Although that could boost Microsoft's business, it "won't change the fact that the Wii has the strongest sales momentum of the consoles right now," Woo said.
To stage its debut, Microsoft's PR team is busy giving video gaming tastemakers like the Redskins an early look. The company staged a similar session in Atlanta at the recording studio of rapper Lil Jon. Company representatives also spent five weeks touring with bands Linkin Park and My Chemical Romance -- and giving those musicians an early taste of the game.
Lloyd himself took a trip to New York this summer to attend a Halo event sponsored by Microsoft. He's not a Microsoft partisan, though; he also owns a Nintendo Wii and PlayStation 3, even if they've been put away for the duration of the Microsoft event. (For the record, Lloyd also carries an iPhone.)

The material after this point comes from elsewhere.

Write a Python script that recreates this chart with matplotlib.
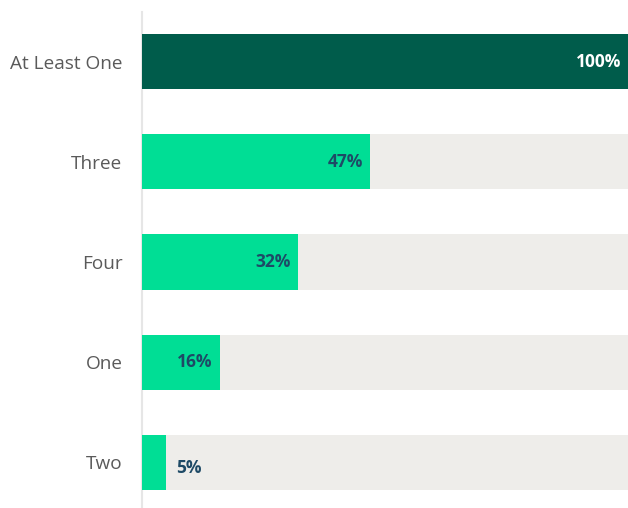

At least one of Microsoft's rivals wasn't troubled by the marketing blitz. Halo 3 is "clearly their tent pole for the year, and they are depending greatly on its success," said Perrin Kaplan, a vice president at Nintendo of America. But she said the big launch could actually help Nintendo's mission of building a bigger audience for video games: "We welcome any products that continue to bring consumers into the fold."
Lloyd called his advance look at Halo 3 the "number one" perk he's gotten as an NFL player. "Playing video games is such a major part of my life. This is what I do to unwind. This is what I do to be by myself and escape. I go in my game room and play video games."
He's not alone. Washington Wizards point guard and team captain Gilbert Arenas sponsors a professional Halo team called Final Boss.
Solo and team video game play is a regular activity for Lloyd. Until Halo 3, he played Rainbow Six Las Vegas, a Tom Clancy game, "religiously," he said.
Funny thing, in case you're wondering: Lloyd doesn't spend a lot of time playing the popular Madden football video game. As an NFL player, Lloyd notices more than the average player how that virtual version "cheats" the real football experience, he said. His preferred virtual sport? NBA games.
The trash-talking in Lloyd's game room, packed to capacity with TVs, game consoles and football players, sounds like what you'd hear from any group of gamers -- except for a few job-related jabs.
"I can see why y'all lost to the Browns!" taunted Lloyd, after fragging a virtual warrior identified onscreen as a Bengals player.
Lloyd eventually declared that he wanted some tougher competition. "They need to bring Bill Gates and Mr. Bungie in to beat us!"